[The input]
-----

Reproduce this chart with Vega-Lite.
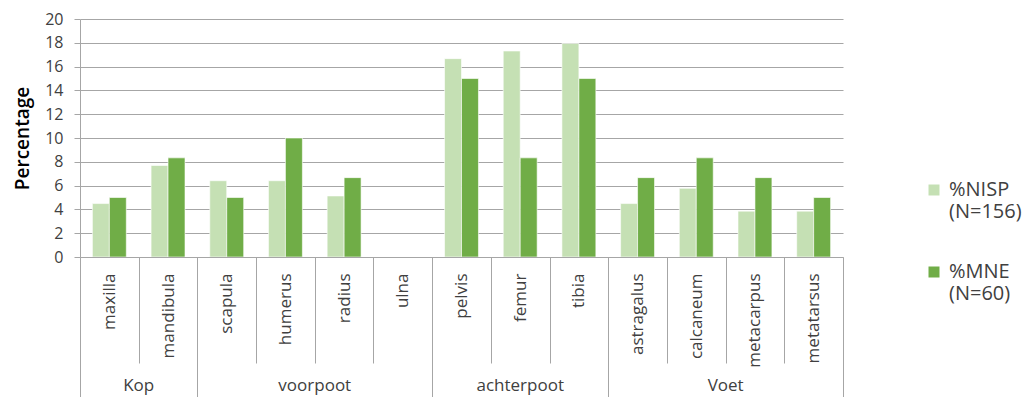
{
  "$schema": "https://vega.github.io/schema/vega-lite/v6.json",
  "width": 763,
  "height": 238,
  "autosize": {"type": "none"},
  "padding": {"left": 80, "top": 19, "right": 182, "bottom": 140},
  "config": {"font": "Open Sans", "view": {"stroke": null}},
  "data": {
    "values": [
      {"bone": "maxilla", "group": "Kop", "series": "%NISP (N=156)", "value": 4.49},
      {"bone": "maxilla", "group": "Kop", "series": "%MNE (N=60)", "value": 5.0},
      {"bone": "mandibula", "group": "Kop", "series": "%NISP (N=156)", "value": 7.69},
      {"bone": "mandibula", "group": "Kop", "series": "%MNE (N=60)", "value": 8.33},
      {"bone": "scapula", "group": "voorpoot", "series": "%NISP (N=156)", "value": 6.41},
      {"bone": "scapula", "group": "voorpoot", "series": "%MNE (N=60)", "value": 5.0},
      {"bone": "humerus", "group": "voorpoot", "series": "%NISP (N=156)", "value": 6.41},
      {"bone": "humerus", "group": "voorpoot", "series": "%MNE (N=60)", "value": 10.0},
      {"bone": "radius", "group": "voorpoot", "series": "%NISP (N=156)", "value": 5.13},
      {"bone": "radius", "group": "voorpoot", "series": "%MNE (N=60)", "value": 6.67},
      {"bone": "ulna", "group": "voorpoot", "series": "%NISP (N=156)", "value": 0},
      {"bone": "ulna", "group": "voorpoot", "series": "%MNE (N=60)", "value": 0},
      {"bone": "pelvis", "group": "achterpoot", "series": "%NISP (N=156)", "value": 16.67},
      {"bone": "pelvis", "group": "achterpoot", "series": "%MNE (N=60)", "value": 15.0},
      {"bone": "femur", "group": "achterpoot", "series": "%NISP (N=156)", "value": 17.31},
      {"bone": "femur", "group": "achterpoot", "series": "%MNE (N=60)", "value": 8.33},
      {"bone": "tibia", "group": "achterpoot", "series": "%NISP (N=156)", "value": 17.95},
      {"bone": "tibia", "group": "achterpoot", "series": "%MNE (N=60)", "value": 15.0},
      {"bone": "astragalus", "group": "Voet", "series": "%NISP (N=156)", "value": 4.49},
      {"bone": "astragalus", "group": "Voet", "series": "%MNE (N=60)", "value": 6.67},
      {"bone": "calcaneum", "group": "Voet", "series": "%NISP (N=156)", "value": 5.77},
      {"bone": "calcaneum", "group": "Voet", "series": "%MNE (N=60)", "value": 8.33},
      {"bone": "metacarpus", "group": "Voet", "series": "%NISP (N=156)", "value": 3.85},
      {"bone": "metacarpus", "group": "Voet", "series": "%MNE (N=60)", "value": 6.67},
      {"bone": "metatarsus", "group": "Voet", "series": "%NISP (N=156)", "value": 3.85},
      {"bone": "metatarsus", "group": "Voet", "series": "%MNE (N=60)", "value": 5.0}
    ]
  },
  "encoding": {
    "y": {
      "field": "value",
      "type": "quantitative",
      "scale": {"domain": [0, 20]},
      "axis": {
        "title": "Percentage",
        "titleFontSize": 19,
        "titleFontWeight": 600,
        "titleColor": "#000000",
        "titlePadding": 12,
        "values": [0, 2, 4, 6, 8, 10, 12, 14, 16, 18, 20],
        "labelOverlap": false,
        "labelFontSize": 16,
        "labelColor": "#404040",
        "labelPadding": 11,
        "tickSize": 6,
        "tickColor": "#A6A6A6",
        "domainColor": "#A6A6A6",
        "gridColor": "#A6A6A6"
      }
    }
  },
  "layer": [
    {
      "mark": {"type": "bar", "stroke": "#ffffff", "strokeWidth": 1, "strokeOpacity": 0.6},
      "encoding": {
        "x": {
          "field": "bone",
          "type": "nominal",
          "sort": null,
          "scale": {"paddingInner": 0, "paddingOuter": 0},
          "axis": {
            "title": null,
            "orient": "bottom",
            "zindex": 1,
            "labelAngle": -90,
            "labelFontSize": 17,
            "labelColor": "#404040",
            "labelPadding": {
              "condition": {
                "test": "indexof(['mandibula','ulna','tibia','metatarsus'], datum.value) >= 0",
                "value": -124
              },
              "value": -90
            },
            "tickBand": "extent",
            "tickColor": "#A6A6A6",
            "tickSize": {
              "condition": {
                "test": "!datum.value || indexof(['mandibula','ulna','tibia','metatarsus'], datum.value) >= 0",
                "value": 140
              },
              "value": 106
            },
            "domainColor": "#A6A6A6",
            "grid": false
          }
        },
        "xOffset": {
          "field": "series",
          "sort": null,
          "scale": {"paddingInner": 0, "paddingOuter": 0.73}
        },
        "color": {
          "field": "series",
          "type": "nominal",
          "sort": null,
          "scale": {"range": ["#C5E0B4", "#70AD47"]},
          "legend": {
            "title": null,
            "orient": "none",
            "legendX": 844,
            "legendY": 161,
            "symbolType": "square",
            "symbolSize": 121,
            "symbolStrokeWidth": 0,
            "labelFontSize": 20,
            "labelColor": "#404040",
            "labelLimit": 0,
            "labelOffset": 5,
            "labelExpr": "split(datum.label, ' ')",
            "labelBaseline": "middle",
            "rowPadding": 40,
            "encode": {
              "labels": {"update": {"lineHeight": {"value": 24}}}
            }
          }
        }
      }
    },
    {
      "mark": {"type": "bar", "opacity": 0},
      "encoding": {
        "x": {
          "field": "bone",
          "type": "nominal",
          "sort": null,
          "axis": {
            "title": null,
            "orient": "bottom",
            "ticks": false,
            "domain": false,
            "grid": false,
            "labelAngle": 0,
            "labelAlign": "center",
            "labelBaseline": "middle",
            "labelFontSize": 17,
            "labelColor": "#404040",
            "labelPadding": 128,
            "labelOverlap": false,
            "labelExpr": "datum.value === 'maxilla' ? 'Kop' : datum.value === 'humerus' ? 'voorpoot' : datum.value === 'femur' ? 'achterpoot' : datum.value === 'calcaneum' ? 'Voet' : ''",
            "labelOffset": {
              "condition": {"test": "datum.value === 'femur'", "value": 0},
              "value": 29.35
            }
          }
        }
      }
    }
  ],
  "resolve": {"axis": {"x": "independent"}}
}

-----

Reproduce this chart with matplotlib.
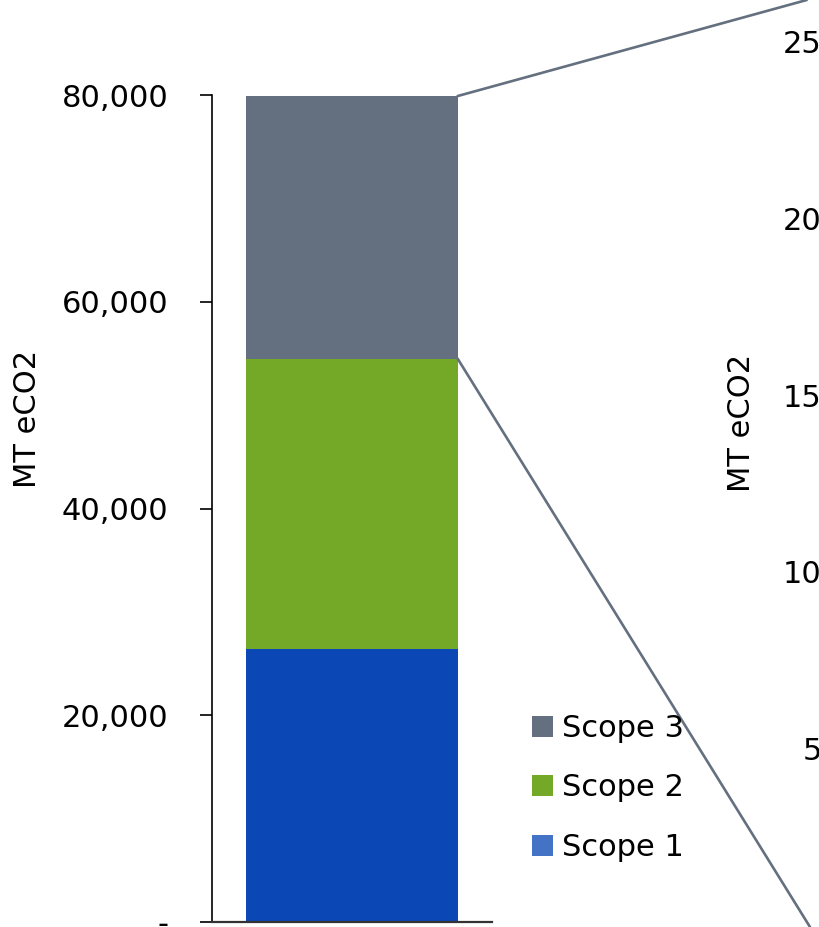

-----

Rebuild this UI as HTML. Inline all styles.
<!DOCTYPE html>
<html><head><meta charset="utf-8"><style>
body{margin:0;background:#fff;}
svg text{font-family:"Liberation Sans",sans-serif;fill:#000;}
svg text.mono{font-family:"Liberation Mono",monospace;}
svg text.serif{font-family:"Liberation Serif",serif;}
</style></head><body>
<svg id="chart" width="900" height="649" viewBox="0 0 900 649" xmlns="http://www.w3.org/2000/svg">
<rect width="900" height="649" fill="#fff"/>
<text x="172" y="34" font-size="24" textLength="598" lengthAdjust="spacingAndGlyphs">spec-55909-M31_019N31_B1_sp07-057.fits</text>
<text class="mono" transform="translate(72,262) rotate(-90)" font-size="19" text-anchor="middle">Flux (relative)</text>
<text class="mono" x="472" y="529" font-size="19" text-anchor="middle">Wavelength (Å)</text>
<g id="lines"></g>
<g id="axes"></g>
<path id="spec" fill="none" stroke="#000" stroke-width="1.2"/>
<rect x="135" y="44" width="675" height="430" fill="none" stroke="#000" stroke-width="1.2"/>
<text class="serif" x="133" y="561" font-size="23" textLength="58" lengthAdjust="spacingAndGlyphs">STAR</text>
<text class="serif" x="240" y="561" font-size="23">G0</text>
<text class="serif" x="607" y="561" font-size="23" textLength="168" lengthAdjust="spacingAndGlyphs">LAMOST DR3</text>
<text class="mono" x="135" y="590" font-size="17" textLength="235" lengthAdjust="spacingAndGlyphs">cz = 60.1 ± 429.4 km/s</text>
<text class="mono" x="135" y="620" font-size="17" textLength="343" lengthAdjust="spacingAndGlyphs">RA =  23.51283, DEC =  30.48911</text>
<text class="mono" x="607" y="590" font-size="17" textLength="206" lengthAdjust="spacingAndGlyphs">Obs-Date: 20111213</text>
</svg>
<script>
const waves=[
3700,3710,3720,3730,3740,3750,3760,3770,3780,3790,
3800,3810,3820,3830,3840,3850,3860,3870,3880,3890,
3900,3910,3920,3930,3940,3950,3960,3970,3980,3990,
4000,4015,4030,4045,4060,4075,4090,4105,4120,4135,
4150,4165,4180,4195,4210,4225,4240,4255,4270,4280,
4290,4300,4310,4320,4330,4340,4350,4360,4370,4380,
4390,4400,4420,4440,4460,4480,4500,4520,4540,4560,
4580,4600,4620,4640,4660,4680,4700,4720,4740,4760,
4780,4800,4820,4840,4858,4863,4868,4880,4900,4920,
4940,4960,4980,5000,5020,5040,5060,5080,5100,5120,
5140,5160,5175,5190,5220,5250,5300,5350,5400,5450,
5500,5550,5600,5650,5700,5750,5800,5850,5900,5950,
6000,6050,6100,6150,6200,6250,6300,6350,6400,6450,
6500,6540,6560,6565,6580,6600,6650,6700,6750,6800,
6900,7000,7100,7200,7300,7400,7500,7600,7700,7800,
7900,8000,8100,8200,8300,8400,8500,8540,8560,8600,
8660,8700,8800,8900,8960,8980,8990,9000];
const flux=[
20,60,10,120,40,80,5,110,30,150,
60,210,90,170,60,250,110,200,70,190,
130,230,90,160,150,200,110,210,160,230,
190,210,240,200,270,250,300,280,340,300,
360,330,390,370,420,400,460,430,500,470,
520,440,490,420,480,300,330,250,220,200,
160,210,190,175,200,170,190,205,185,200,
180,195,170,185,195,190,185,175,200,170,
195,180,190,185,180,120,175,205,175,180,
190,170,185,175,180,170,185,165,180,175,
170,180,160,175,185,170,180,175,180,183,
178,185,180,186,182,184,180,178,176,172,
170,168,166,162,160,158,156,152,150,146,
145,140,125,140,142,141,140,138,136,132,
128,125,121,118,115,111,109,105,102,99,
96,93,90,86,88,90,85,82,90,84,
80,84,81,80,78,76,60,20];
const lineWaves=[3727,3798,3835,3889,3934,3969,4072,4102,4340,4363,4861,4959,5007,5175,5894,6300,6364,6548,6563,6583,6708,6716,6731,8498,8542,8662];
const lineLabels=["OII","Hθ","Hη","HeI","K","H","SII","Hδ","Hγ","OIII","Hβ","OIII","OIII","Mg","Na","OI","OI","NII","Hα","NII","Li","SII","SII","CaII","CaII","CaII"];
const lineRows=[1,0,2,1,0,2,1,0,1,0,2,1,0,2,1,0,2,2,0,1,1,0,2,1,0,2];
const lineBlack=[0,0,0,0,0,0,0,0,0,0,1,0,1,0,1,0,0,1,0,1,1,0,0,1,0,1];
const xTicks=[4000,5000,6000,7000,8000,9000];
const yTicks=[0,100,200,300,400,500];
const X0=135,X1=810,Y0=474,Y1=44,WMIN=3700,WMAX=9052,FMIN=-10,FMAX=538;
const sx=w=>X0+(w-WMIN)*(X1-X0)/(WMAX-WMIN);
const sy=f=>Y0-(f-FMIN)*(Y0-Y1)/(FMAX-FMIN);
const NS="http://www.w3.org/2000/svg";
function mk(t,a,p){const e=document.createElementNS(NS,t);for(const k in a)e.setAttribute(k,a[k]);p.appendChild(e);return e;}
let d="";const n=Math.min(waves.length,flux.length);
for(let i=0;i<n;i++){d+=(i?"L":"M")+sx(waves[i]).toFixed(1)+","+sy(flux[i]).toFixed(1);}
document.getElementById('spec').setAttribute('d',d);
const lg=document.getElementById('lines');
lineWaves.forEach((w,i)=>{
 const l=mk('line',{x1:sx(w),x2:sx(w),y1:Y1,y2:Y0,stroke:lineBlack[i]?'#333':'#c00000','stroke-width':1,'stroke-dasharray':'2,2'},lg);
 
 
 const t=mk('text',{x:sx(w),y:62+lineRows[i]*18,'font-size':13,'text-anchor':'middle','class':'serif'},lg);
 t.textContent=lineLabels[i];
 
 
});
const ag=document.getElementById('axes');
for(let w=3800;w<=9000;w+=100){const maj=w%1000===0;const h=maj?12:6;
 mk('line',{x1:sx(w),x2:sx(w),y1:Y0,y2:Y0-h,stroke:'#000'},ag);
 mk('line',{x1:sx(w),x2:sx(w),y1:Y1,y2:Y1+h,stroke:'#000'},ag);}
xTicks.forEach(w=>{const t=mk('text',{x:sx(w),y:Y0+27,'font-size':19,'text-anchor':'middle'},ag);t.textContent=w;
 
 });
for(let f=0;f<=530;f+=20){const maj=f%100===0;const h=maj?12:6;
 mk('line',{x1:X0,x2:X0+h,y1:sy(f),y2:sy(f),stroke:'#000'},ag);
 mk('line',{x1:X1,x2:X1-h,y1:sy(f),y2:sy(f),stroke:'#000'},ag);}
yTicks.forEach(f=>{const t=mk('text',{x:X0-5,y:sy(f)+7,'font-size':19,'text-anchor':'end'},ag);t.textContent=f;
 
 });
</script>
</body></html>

-----

[Exercise task]
Scan the records above for the string "Reproduce", then report every line that contains it.

[Task result]
Reproduce this chart with Vega-Lite.
Reproduce this chart with matplotlib.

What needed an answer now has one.